Uncertain about this topic and doubtful about getting a job teaching, I looked for another career. Law school emerged as the path to a decent paying job. My brother was a lawyer, so he served as an example. I didn’t stop to think I don’t like to argue. As an aside, I’ll confess during this time I researched material for a Victorian or Edwardian detective story but never wrote a word. From my fantasy world, I selected as the heroine a shy bookish girl as Sherlock Holmes’ assistant.
How lucky I felt to be accepted into Arizona State’s Law School. Let’s just say law school forever cured me of going to graduate school. Unlike English professors who could convince me to love Milton, law school professors don’t seek to inspire students. Managing to graduate and pass the bar, I started work at the Maricopa County Public Defender’s Office. For twenty-five years, I represented people charged with everything from murder to shoplifting and facing punishments from the death penalty to time served. When I had leisure to dream, I was Perry Mason crushing the prosecutor.
As an attorney, I did some writing and was lucky enough to get first place two years in a row for a short story contest put on by Arizona Attorney. A nice thrill, but not the best-selling novel I surely had in me.
Once retired, I learned about writing through classes and conferences. Fortune favored me with James Sallis as a writing teacher. Recently I heard him speak, and these words of his struck me: we don’t just write stories; we recreate experience.
For several years, I struggled with a crime fiction novel about a woman who is touched by magic and suddenly turns into a witch. This experience forever changes her. Write what you know, so my protagonist was always a woman lawyer. I’m intrigued by the experience of having to reinvent oneself, because I had to struggle with new identities as a scholar, a lawyer, and a writer.
Including the paranormal fit right in with my love of creating dream worlds. As I developed the Petra Rakowitz series, I found authors who rocked this genre: the urban fantasy of Jim Butcher and the adventures of Harry Potter. Most important, fantasy let me expand the boundaries of the everyday.
Luck was with me, and I had a real publisher for my first two books in the Petra Rakowitz series, Murder Casts a Spell and Murder Lifts the Spirits. Then the crushing blow came when the publisher dropped me because sales were not “stellar.” Devastated, I blamed myself for not promoting the books enough. Is it a consolation that publishers dump other writers? Not really, I’d rather not know the deep stab of rejection.

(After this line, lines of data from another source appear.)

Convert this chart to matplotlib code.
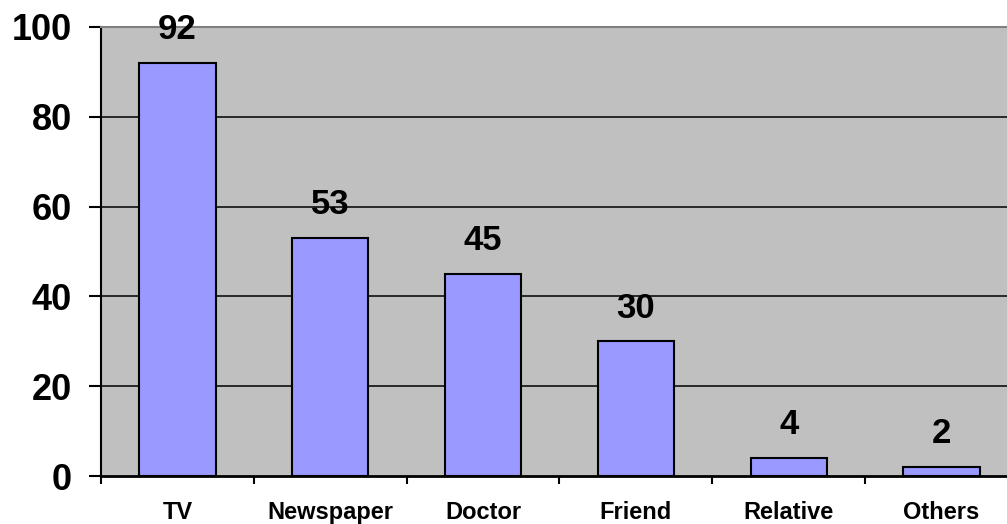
import matplotlib
matplotlib.use("Agg")
import matplotlib.pyplot as plt
import numpy as np

plt.rcParams.update({
    'font.family': ['Liberation Sans', 'DejaVu Sans'],
    'font.weight': 'bold',
})

# Data
categories = ['TV', 'Newspaper', 'Doctor', 'Friend', 'Relative', 'Others']
values = [92, 53, 45, 30, 4, 2]
y_ticks = [0, 20, 40, 60, 80, 100]

bar_color = '#9999FF'
plot_bg = '#C0C0C0'

fig = plt.figure(figsize=(10.07, 5.24), dpi=100)
# axes runs slightly past the right edge of the picture, as in the original
ax = fig.add_axes([101 / 1007, 48 / 524, 917 / 1007, 449 / 524])
ax.set_facecolor(plot_bg)

x = np.arange(len(categories))
ax.bar(x, values, width=0.5, color=bar_color, edgecolor='black', linewidth=1.5, zorder=3)

for xi, v in zip(x, values):
    ax.annotate(f'{v}', (xi, v), textcoords='offset points', xytext=(0, 12),
                ha='center', va='bottom', fontsize=25, fontweight='bold', zorder=4)

ax.set_xlim(-0.5, len(categories) - 0.5)
ax.set_ylim(0, 100)

# y axis
ax.set_yticks(y_ticks)
ax.set_yticklabels([str(t) for t in y_ticks], fontsize=26, fontweight='bold')
ax.tick_params(axis='y', direction='out', length=9, width=1.5, pad=12)
for t in y_ticks[1:-1]:
    ax.axhline(t, color='black', linewidth=1.1, zorder=1)

# x axis: ticks between categories, labels centred under bars
ax.set_xticks(np.arange(len(categories)) - 0.5)
ax.set_xticklabels([])
ax.set_xticks(x, minor=True)
ax.set_xticklabels(categories, minor=True, fontsize=17, fontweight='bold')
ax.tick_params(axis='x', which='major', direction='out', length=6, width=1.5)
ax.tick_params(axis='x', which='minor', length=0, pad=18)

ax.spines['left'].set_linewidth(1.5)
ax.spines['bottom'].set_linewidth(2)
ax.spines['top'].set_color('#808080')
ax.spines['top'].set_linewidth(1.5)
ax.spines['right'].set_visible(False)

fig.savefig('out.png', dpi=100)
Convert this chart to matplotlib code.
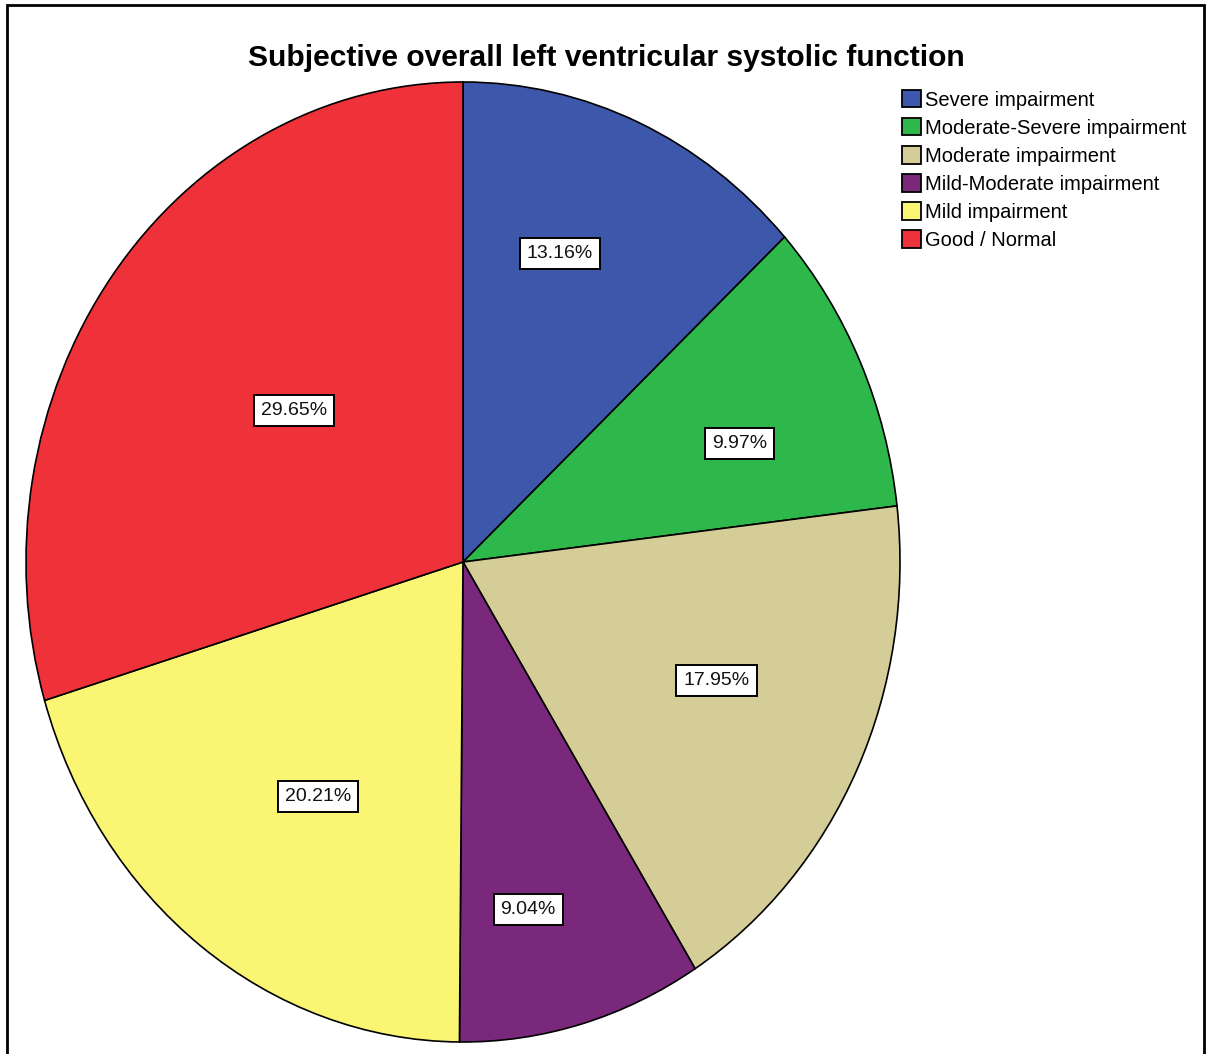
import matplotlib
matplotlib.use("Agg")
import matplotlib.pyplot as plt
import numpy as np
from matplotlib.patches import Rectangle, Patch

plt.rcParams['font.family'] = ['Liberation Sans', 'DejaVu Sans']

categories = ["Severe impairment", "Moderate-Severe impairment", "Moderate impairment",
              "Mild-Moderate impairment", "Mild impairment", "Good / Normal"]
percentages = [13.16, 9.97, 17.95, 9.04, 20.21, 29.65]
colors = ["#3d58aa", "#2eb84b", "#d4cd97", "#7a287c", "#fbf574", "#ef3239"]
title = "Subjective overall left ventricular systolic function"

# placement of each percentage box inside its wedge:
# distance from centre and angular nudge (degrees, clockwise) from the wedge bisector
label_radius = [0.68, 0.68, 0.63, 0.74, 0.59, 0.50]
label_nudge = [-4.7, 3.4, -2.6, 4.2, -2.6, 2.7]

W, H = 1208, 1054
fig = plt.figure(figsize=(W / 100, H / 100), dpi=100)

# pie occupies an elliptical region (stretched unit circle)
px0, px1, py0, py1 = 26, 900, 82, 1042
ax = fig.add_axes([px0 / W, 1 - py1 / H, (px1 - px0) / W, (py1 - py0) / H])
wedges, _ = ax.pie(percentages, colors=colors, startangle=90, counterclock=False,
                   wedgeprops=dict(edgecolor="black", linewidth=1.2), radius=1.0)
ax.set_xlim(-1, 1)
ax.set_ylim(-1, 1)
ax.set_aspect("auto")
ax.axis("off")

start = 0.0  # clockwise from 12 o'clock
for pct, r, nudge in zip(percentages, label_radius, label_nudge):
    span = pct / 100 * 360
    theta = np.deg2rad(start + span / 2 + nudge)
    start += span
    ax.text(r * np.sin(theta), r * np.cos(theta), f"{pct:.2f}%", ha="center", va="center",
            fontsize=14, color="#111111",
            bbox=dict(boxstyle="square,pad=0.36", facecolor="white", edgecolor="black", linewidth=1.4))

fig.text(606 / W, 1 - 58 / H, title, ha="center", va="center", fontsize=21.6, fontweight="bold")

handles = [Patch(facecolor=c, edgecolor="black", linewidth=1.3) for c in colors]
fig.legend(handles, categories, loc="upper left", bbox_to_anchor=(902 / W, 1 - 90 / H),
           frameon=False, fontsize=14.5, handlelength=0.95, handleheight=0.95,
           handletextpad=0.2, labelspacing=0.42, borderpad=0, borderaxespad=0)

# outer frame, open at the bottom edge
fig.patches.append(Rectangle((7 / W, -0.05), (1204 - 7) / W, 1 - 5 / H + 0.05,
                             transform=fig.transFigure, fill=False, edgecolor="black",
                             linewidth=2))

fig.savefig("out.png", dpi=100)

After some moping, I reinvented myself once more, this time as an indie publisher. I redid the covers of the first two books and put them out with a third in the series, Murder Hexes the Reunion, in 2022. During this new phase, my tribe of writers kept me going. We complain, celebrate, and critique to create a shared world of ups and downs. Why do I keep writing? My imaginary friends demand that I bring them to life in print. Once they appear in a story, they surprise me by taking over the plot and making it better. That’s magic!